What to produce >> Without the pictures, extract every line from the start of the material to the line containing "const yearW = 66.3;", both ends included.

Data segment >>
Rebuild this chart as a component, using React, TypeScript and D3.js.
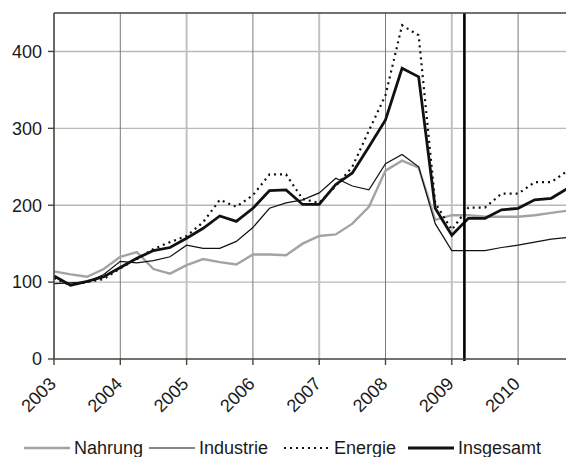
import React, { useEffect, useRef } from 'react';
import * as d3 from 'd3';

// quarterly values, 2003 Q1 .. 2010 Q4
const years = [2003, 2004, 2005, 2006, 2007, 2008, 2009, 2010];
const yTicks = [0, 100, 200, 300, 400];

const nahrung = [114, 110, 107, 117, 133, 139, 117, 111, 122, 130, 126, 123, 136, 136, 135, 150,
  160, 162, 176, 198, 245, 258, 249, 181, 187, 187, 185, 185, 185, 187, 190, 193];
const industrie = [98, 99, 100, 110, 127, 125, 128, 133, 148, 144, 144, 153, 171, 196, 203, 207,
  216, 235, 225, 220, 254, 266, 250, 176, 141, 141, 141, 145, 148, 152, 156, 158];
const energie = [105, 96, 100, 104, 118, 130, 143, 152, 160, 178, 207, 198, 213, 240, 240, 208,
  203, 225, 250, 297, 343, 434, 421, 203, 168, 197, 197, 215, 215, 230, 230, 245];
const insgesamt = [108, 96, 101, 107, 119, 131, 141, 145, 157, 170, 186, 179, 196, 219, 220, 201,
  201, 227, 242, 276, 311, 378, 367, 196, 161, 183, 183, 194, 196, 207, 209, 222];

const markerDate = 2009.19;

const seriesNames = ['Nahrung', 'Industrie', 'Energie', 'Insgesamt'];
const seriesValues = [nahrung, industrie, energie, insgesamt];

const styles = [
  { color: '#a3a3a3', width: 2.4, dash: null },
  { color: '#111', width: 1.2, dash: null },
  { color: '#111', width: 2.2, dash: '2,4' },
  { color: '#111', width: 2.8, dash: null },
];

const FONT = '"Liberation Sans", Arial, Helvetica, sans-serif';

const Chart = () => {
  const ref = useRef(null);

  useEffect(() => {
    const svg = d3.select(ref.current);
    svg.selectAll('*').remove();

    const width = 566;
    const left = 54, top = 13, bottom = 359;
    const yearW = 66.3;

    const x = d3.scaleLinear().domain([2003, 2011]).range([left, left + 8 * yearW]);
    const y = d3.scaleLinear().domain([0, 450]).range([bottom, top]);

    const dates = nahrung.map((_, i) => 2003 + i / 4);

    // grid
    svg.append('g').selectAll('line').data(yTicks.filter(d => d > 0)).enter().append('line')
      .attr('x1', left).attr('x2', width)
      .attr('y1', d => y(d)).attr('y2', d => y(d))
      .attr('stroke', '#b8b8b8').attr('stroke-width', 1.4);

    svg.append('g').selectAll('line').data(years.slice(1)).enter().append('line')
      .attr('x1', d => x(d)).attr('x2', d => x(d))
      .attr('y1', top).attr('y2', bottom)
      .attr('stroke', d => (d % 2 === 0 ? '#7a7a7a' : '#c2c2c2'))
      .attr('stroke-width', d => (d % 2 === 0 ? 1 : 2));

    // series
    const line = d3.line<number>().x((_, i) => x(dates[i])).y(d => y(d));
    seriesValues.forEach((vals, i) => {
      const s = styles[i];
      const p = svg.append('path')
        .attr('d', line(vals))
        .attr('fill', 'none')
        .attr('stroke', s.color)
        .attr('stroke-width', s.width)
        .attr('stroke-linejoin', 'miter');
      if (s.dash) p.attr('stroke-dasharray', s.dash);
    });

    // marker
    svg.append('line')
      .attr('x1', x(markerDate)).attr('x2', x(markerDate))
      .attr('y1', top).attr('y2', bottom + 2)
      .attr('stroke', '#000').attr('stroke-width', 2.6);

    // axes frame
    const axisColor = '#45453a';
    svg.append('line').attr('x1', left).attr('x2', width).attr('y1', top).attr('y2', top)
      .attr('stroke', axisColor).attr('stroke-width', 1.6);
    svg.append('line').attr('x1', left).attr('x2', width).attr('y1', bottom).attr('y2', bottom)
      .attr('stroke', axisColor).attr('stroke-width', 1.6);
    svg.append('line').attr('x1', left).attr('x2', left).attr('y1', top).attr('y2', bottom)
      .attr('stroke', axisColor).attr('stroke-width', 1.6);

    // y ticks
    const yg = svg.append('g');
    yg.selectAll('line').data(yTicks).enter().append('line')
      .attr('x1', left - 6).attr('x2', left)
      .attr('y1', d => y(d)).attr('y2', d => y(d))
      .attr('stroke', axisColor).attr('stroke-width', 1.4);
    yg.selectAll('text').data(yTicks).enter().append('text')
      .attr('x', 42).attr('y', d => y(d)).attr('dy', '0.35em')
      .attr('text-anchor', 'end')
      .style('font-family', FONT).style('font-size', '18px').attr('fill', '#1a1a1a')
      .text(d => d);

    // x ticks
    const xg = svg.append('g');
    xg.selectAll('line').data(years).enter().append('line')
      .attr('x1', d => x(d)).attr('x2', d => x(d))
      .attr('y1', bottom).attr('y2', bottom + 6)
      .attr('stroke', axisColor).attr('stroke-width', 1.4);
    xg.selectAll('text').data(years).enter().append('text')
      .attr('transform', d => `translate(${x(d) + 3},${bottom + 26}) rotate(-45)`)
      .attr('text-anchor', 'end')
      .style('font-family', FONT).style('font-size', '18px').attr('fill', '#1a1a1a')
      .text(d => d);

    // legend
    const legendX = [24, 149, 284, 408];
    const ly = 448;
    const lg = svg.append('g');
    seriesNames.forEach((name, i) => {
      const s = styles[i];
      const l = lg.append('line')
        .attr('x1', legendX[i]).attr('x2', legendX[i] + 46)
        .attr('y1', ly).attr('y2', ly)
        .attr('stroke', s.color).attr('stroke-width', s.width);
      if (s.dash) l.attr('stroke-dasharray', s.dash);
      lg.append('text')
        .attr('x', legendX[i] + 50).attr('y', ly + 6)
        .style('font-family', FONT).style('font-size', '18px').attr('fill', '#1a1a1a')
        .text(name);
    });
  }, []);

  return (
    <svg ref={ref} width={566} height={457}
      style={{ position: 'absolute', left: 0, top: 0, background: '#fff' }} />
  );
};

export default function App() {
  return <Chart />;
}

Response to the exercise >>
Rebuild this chart as a component, using React, TypeScript and D3.js.
import React, { useEffect, useRef } from 'react';
import * as d3 from 'd3';

// quarterly values, 2003 Q1 .. 2010 Q4
const years = [2003, 2004, 2005, 2006, 2007, 2008, 2009, 2010];
const yTicks = [0, 100, 200, 300, 400];

const nahrung = [114, 110, 107, 117, 133, 139, 117, 111, 122, 130, 126, 123, 136, 136, 135, 150,
  160, 162, 176, 198, 245, 258, 249, 181, 187, 187, 185, 185, 185, 187, 190, 193];
const industrie = [98, 99, 100, 110, 127, 125, 128, 133, 148, 144, 144, 153, 171, 196, 203, 207,
  216, 235, 225, 220, 254, 266, 250, 176, 141, 141, 141, 145, 148, 152, 156, 158];
const energie = [105, 96, 100, 104, 118, 130, 143, 152, 160, 178, 207, 198, 213, 240, 240, 208,
  203, 225, 250, 297, 343, 434, 421, 203, 168, 197, 197, 215, 215, 230, 230, 245];
const insgesamt = [108, 96, 101, 107, 119, 131, 141, 145, 157, 170, 186, 179, 196, 219, 220, 201,
  201, 227, 242, 276, 311, 378, 367, 196, 161, 183, 183, 194, 196, 207, 209, 222];

const markerDate = 2009.19;

const seriesNames = ['Nahrung', 'Industrie', 'Energie', 'Insgesamt'];
const seriesValues = [nahrung, industrie, energie, insgesamt];

const styles = [
  { color: '#a3a3a3', width: 2.4, dash: null },
  { color: '#111', width: 1.2, dash: null },
  { color: '#111', width: 2.2, dash: '2,4' },
  { color: '#111', width: 2.8, dash: null },
];

const FONT = '"Liberation Sans", Arial, Helvetica, sans-serif';

const Chart = () => {
  const ref = useRef(null);

  useEffect(() => {
    const svg = d3.select(ref.current);
    svg.selectAll('*').remove();

    const width = 566;
    const left = 54, top = 13, bottom = 359;
    const yearW = 66.3;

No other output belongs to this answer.